Surprisingly, he thinks Australians aren’t that bad when it comes to getting dressed, even Aussie men. But here’s the really big shock…
Despite having just spent several days drinking short blacks in Melbourne, Rodic says Sydney kicks Melbourne’s butt when it comes to everyday style and elegance.
“I find people in Sydney more refined [when it comes to fashion], they have a high standard of originality, elegance and beauty,” he says.
“More people look incredible and there is a higher quality than when I visited last time [2009]”.
He’d also like to set the record straight on his perception of Sydney men.

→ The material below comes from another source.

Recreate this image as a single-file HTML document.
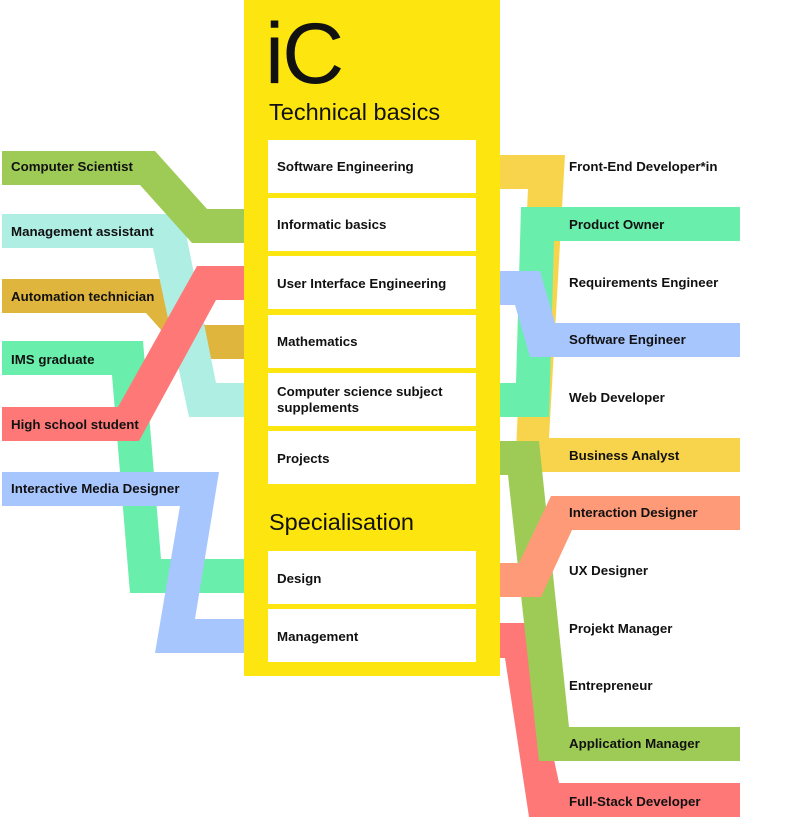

It’s not that he thinks they’re bad dressers, it’s just there are less men “generally everywhere that are worthy of a photograph”.
And they’re not alone.
Teenagers and older people rarely grace his lens either; the first group tend to “clone” each other, leading to “stereotypes” while the later have less and less need to “define themselves visually”:
“Careers and family responsibility largely defines who you are and how you dress as you get older, we have less need to show the world who you are through your clothes,” he says.

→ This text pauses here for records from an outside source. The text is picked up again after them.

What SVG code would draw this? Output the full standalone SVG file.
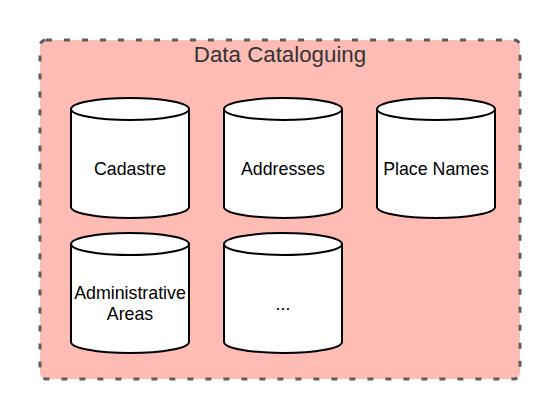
<svg xmlns="http://www.w3.org/2000/svg" width="560" height="420" viewBox="0 0 560 420">
<style>
.cyl{fill:#fff;stroke:#000;stroke-width:2}
.lbl{font-family:"Liberation Sans",Arial,sans-serif;font-size:17.8px;fill:#000;text-anchor:middle}
</style>
<defs>
<g id="cyl">
<path class="cyl" d="M0,11 A59,11 0 0 1 118,11 V109 A59,11 0 0 1 0,109 Z"/>
<path class="cyl" fill="none" d="M0,11 A59,11 0 0 0 118,11"/>
</g>
</defs>
<g id="container">
<rect x="40" y="40" width="480" height="339" rx="6" fill="#ffbcb5" stroke="#5f5f5f" stroke-width="3" stroke-dasharray="6 12"/>
<text x="280" y="62" font-family="Liberation Sans,Arial,sans-serif" font-size="22.3" fill="#333" text-anchor="middle">Data Cataloguing</text>
</g>
<g id="cadastre">
<use href="#cyl" x="71" y="98"/>
<text class="lbl" x="130" y="174.5">Cadastre</text>
</g>
<g id="addresses">
<use href="#cyl" x="224" y="98"/>
<text class="lbl" x="283" y="174.5">Addresses</text>
</g>
<g id="placenames">
<use href="#cyl" x="377" y="98"/>
<text class="lbl" x="436" y="174.5">Place Names</text>
</g>
<g id="adminareas">
<use href="#cyl" x="71" y="233"/>
<text class="lbl" x="130" y="299">Administrative</text>
<text class="lbl" x="130" y="320">Areas</text>
</g>
<g id="more">
<use href="#cyl" x="224" y="233"/>
<text class="lbl" x="283" y="309.5">...</text>
</g>
<g id="connectors"/>
</svg>
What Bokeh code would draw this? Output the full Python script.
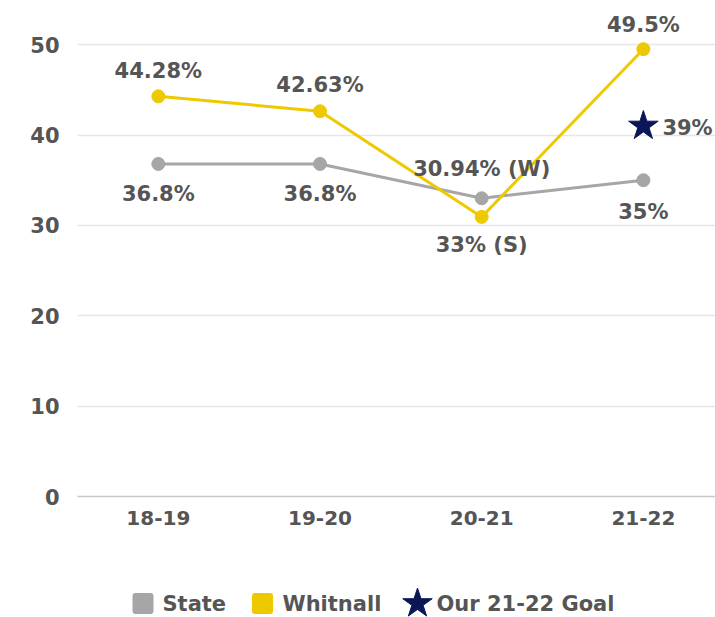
from bokeh.plotting import figure
from bokeh.models import ColumnDataSource, Range1d, FixedTicker
from bokeh.layouts import column
from bokeh.core.properties import value
from bokeh.embed import file_html
from bokeh.resources import INLINE

# ---- data ----
years = ["18-19", "19-20", "20-21", "21-22"]
state = [36.8, 36.8, 33.0, 35.0]
whitnall = [44.28, 42.63, 30.94, 49.5]
state_labels = ["36.8%", "36.8%", "33% (S)", "35%"]
whitnall_labels = ["44.28%", "42.63%", "30.94% (W)", "49.5%"]
goal_year = "21-22"
goal_value = 41.0
goal_label = "39%"
y_ticks = [0, 10, 20, 30, 40, 50]
legend_labels = ["State", "Whitnall", "Our 21-22 Goal"]

# ---- style ----
GRAY = "#A6A6A6"
GOLD = "#EEC900"
NAVY = "#0B1656"
TEXT = "#555555"
GRID = "#E6E6E6"
FONT = value("DejaVu Sans")

xs = [i + 0.5 for i in range(len(years))]
goal_x = xs[years.index(goal_year)]

p = figure(width=715, height=533, x_range=Range1d(0, 3.946), y_range=Range1d(0, 54),
           output_backend="svg", toolbar_location=None,
           min_border_left=77, min_border_right=0, min_border_top=8, min_border_bottom=37)
p.outline_line_color = None
p.background_fill_color = "white"
p.border_fill_color = "white"
p.xgrid.visible = False
p.ygrid.grid_line_color = GRID
p.ygrid.grid_line_width = 1.3
p.ygrid.ticker = FixedTicker(ticks=y_ticks)

p.yaxis.ticker = FixedTicker(ticks=y_ticks)
p.yaxis.axis_line_color = None
p.yaxis.major_tick_line_color = None
p.yaxis.minor_tick_line_color = None
p.yaxis.major_label_standoff = 12
p.yaxis.major_label_text_font = "DejaVu Sans"
p.yaxis.major_label_text_font_style = "bold"
p.yaxis.major_label_text_font_size = "21px"
p.yaxis.major_label_text_color = TEXT

p.xaxis.ticker = FixedTicker(ticks=xs)
p.xaxis.major_label_overrides = {x: y for x, y in zip(xs, years)}
p.xaxis.axis_line_color = "#C8C8C8"
p.xaxis.axis_line_width = 1.5
p.xaxis.major_tick_line_color = None
p.xaxis.minor_tick_line_color = None
p.xaxis.major_label_standoff = 8
p.xaxis.major_label_text_font = "DejaVu Sans"
p.xaxis.major_label_text_font_style = "bold"
p.xaxis.major_label_text_font_size = "20px"
p.xaxis.major_label_text_color = TEXT

# series
p.line(xs, state, line_color=GRAY, line_width=3)
p.scatter(xs, state, size=13, fill_color=GRAY, line_color=GRAY)
p.line(xs, whitnall, line_color=GOLD, line_width=3)
p.scatter(xs, whitnall, size=13, fill_color=GOLD, line_color=GOLD)

# goal star
p.scatter([goal_x], [goal_value], marker="star", size=31, fill_color=NAVY, line_color=NAVY)

# labels
w_off = [-25, -26, -48, -24]
s_off = [30, 30, 47, 32]
wsrc = ColumnDataSource(dict(x=xs, y=whitnall, t=whitnall_labels, off=w_off))
ssrc = ColumnDataSource(dict(x=xs, y=state, t=state_labels, off=s_off))
for src in (wsrc, ssrc):
    p.text(x="x", y="y", text="t", y_offset="off", source=src,
           text_align="center", text_baseline="middle",
           text_font=FONT, text_font_style="bold", text_font_size="21px",
           text_color=TEXT)
p.text(x=[goal_x], y=[goal_value], text=[goal_label], x_offset=19, y_offset=2,
       text_align="left", text_baseline="middle",
       text_font=FONT, text_font_style="bold", text_font_size="21px", text_color=TEXT)

# ---- legend figure (coordinates = page pixels) ----
lf = figure(width=715, height=84, x_range=Range1d(77, 715), y_range=Range1d(617, 533),
            output_backend="svg", toolbar_location=None, x_axis_type=None, y_axis_type=None,
            min_border_left=77, min_border_right=0, min_border_top=0, min_border_bottom=0)
lf.outline_line_color = None
lf.xgrid.visible = False
lf.ygrid.visible = False
ly = 603
lf.scatter([142.5], [ly], marker="square", size=15, fill_color=GRAY, line_color=GRAY,
           line_width=6, line_join="round")
lf.scatter([262], [ly], marker="square", size=15, fill_color=GOLD, line_color=GOLD,
           line_width=6, line_join="round")
lf.scatter([417], [ly], marker="star", size=31, fill_color=NAVY, line_color=NAVY)
lf.text(x=[162, 282, 436], y=[ly, ly, ly], text=legend_labels,
        text_align="left", text_baseline="middle",
        text_font=FONT, text_font_style="bold", text_font_size="21px", text_color=TEXT)

layout = column(p, lf, spacing=0)
open("out.html", "w").write(file_html(layout, INLINE))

Young women, on the other hand, are ideal subjects for Rodic’s work.
And while often awkward, protective or “seeking compliments” when approached for a photograph in the street, Rodic says, in the end, most become willing subjects of the hyper-fragmented, throw-it-all-together and define-your-true-self fashion mix that is the focus of his work.
“I like to photograph people who express who they are not just a fantasy of what they want to be,” said Rodic of his body of work to date; a collection of photographs, a bustling blog (begun back in 2006) that has attracted the attention of great fashion stalwarts like the houses of Dior and Chanel, a visual diary that has since expanded into a television show and now a book, Face Hunter, that he’s here in Australia to promote.
To the untrained eye, Rodic’s collection of photographs are a striking combination of the eccentric, kitsch and bizarrely beautiful. They also stand alone, at least on his blog, where images are posted without explanations, stockists or the bitchy banter of more generic fashion discussion boards:
“There are just too many things to say about the photographs and so many words and explanations in fashion magazines that I decided to say nothing at all,“
“I wanted this project to be pure visual inspiration” he says.
But the philosophy behind Rodic’s work is deeply rooted; linking contemporary fashion to pre-war history, street culture and the global reach of the internet and is divided into three stages.
The first is pre World War Two when people were limited by their social status that determined who they worked for, what they did and therefore what they wore.
“Your social ranking was a fatality, most people had no freedom to choose how they appeared to the world,” says Rodic.
This was followed by the post-war years right up to the first stages of the internet when fashion was defined by “consumerism”.
“[The} emergence of sub cultures and tribes, like punks, hippies and mods; it was now possible to choose who you wanted to be but you were still tied to some degree to how you were raised and your family structure. For example, my mother was a hippie but then again forced by social convention to get married,” he said.
Bringing us to the third and present stage that Rodic describes as “hyper-fragmented”.
“Our identity now is all about free choice and just like we use our iPods, so that we can listen to all kinds of music all at once.
“We sample and mix a hybrid from all cultures and all eras, without consideration or rules and with little value or care for the meaning,” he says.
Rodic in person appears soberly well-dressed. And while happy to admit that he does not adopt the style of his photographic subjects, he assures me his life is “eccentric” enough.
“This year alone I have taken 104 international flights and visited 35 countries. Just last month I touched down in Turkey and Colombia in the same week.”
It’s a hectic and privileged pace of life that reflects the philosophy of his business and also brings him great personal rewards:
“It has helped me understand the world, in the sense it has shown me just how diverse it can be, an awareness of culture, commodities and different ways of thinking.”